Tuvo la mala suerte de ser contemporáneo de Patricio Yáñez. Con el “Pato” en plenitud, la punta derecha de la selección no tenía discusión, era pelear con un superdotado en el puesto. Después se le cruzó Juan “Rápido” Rojas, quien impuso su capacidad de hacer diagonales y anotar goles, rubros en los que el “Jurel” no podía competirle. Después apareció Hugo Rubio, el “Pájaro” manejaba los dos perfiles, podía convertirse en volante y tenía una potencia sobresaliente, nuevamente Herrera estaba un par de escalones más abajo. La selección fue, entonces, esporádica. Igual vivió su noche de gloria en 1981, cuando entró en el segundo tiempo del duelo eliminatorio contra Ecuador en el Nacional. Chile ganaba 1-0 pero jugaba mal, había que cerrar el partido y asegurar los pasajes al Mundial de España. Cerca del final, Herrera, tras un pase en profundidad de Carlos Rivas, la echó a correr internándose en el área por la derecha y Carlos Caszely le marcó el pase levantándole la mano. El navalino cruzó un centro a la carrera, su especialidad, y el “Gerente” rubricó el triunfo y la clasificación a bocajarro. Una lesión le impidió integrar el plantel que al año siguiente naufragaría en Oviedo y Gijón.

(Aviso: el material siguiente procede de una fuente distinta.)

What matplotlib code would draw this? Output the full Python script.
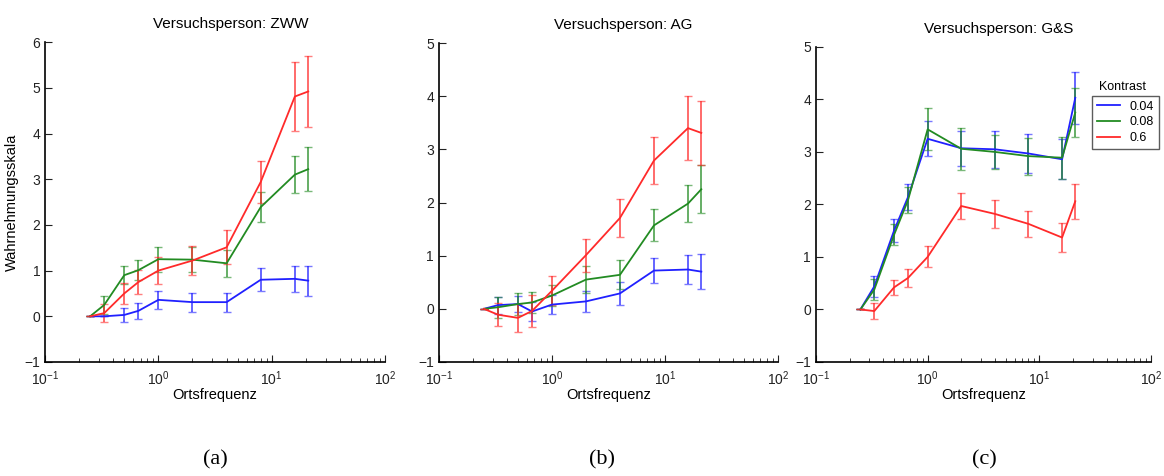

Murió el lunes por la tarde de un infarto a los 56 años. Fue en Talcahuano, el único lugar del mundo posible para Óscar Herrera. Lo llora una ciudad completa, acaso toda la VIII Región, y es seguro que por las bandas de El Morro el recuerdo del “Jurel” desbordara eternamente buscando la línea de fondo.